* BEGIN *
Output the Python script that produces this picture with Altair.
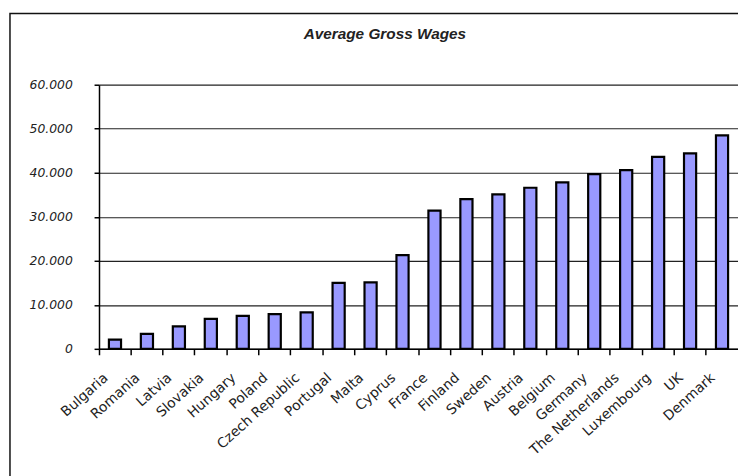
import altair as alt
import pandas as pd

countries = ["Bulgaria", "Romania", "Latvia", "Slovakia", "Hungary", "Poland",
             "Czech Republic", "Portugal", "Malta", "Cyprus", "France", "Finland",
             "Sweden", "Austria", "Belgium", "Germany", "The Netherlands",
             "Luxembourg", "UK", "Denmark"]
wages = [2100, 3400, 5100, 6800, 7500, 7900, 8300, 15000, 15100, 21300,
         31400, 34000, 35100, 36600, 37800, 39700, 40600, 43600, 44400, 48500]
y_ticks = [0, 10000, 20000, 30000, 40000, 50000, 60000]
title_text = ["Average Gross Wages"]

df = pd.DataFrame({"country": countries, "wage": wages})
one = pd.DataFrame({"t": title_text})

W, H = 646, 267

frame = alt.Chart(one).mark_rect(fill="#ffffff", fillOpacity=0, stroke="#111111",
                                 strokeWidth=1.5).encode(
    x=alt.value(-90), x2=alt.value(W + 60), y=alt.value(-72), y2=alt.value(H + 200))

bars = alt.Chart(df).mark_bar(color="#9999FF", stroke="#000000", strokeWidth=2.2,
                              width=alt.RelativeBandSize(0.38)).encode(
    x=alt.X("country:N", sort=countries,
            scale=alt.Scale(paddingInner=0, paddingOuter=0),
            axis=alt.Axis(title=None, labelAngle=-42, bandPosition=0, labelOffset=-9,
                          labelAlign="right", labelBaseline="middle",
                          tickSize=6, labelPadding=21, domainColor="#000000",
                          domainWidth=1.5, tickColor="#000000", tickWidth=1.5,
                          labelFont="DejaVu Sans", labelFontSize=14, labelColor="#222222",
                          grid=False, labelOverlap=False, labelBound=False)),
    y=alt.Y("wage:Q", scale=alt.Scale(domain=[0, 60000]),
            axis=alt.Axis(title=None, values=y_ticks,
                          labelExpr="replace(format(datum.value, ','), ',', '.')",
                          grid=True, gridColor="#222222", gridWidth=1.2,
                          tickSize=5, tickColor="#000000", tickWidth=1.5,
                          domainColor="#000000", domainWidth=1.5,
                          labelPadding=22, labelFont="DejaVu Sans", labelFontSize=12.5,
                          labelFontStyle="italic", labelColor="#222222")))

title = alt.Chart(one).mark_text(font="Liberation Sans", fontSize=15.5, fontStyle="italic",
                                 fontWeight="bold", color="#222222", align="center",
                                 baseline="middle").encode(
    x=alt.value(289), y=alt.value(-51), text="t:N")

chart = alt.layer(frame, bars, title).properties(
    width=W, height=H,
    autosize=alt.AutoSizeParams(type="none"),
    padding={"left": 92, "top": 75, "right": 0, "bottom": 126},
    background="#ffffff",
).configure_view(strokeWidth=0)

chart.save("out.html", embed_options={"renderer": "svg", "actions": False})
* END *
• WRITTEN REQUEST: Quote, please, every line of the material above from its start through the line that has "import pandas as pd", reproducing the words exactly and dropping any images.

• SOLUTION BELOW:
Output the Python script that produces this picture with Altair.
import altair as alt
import pandas as pd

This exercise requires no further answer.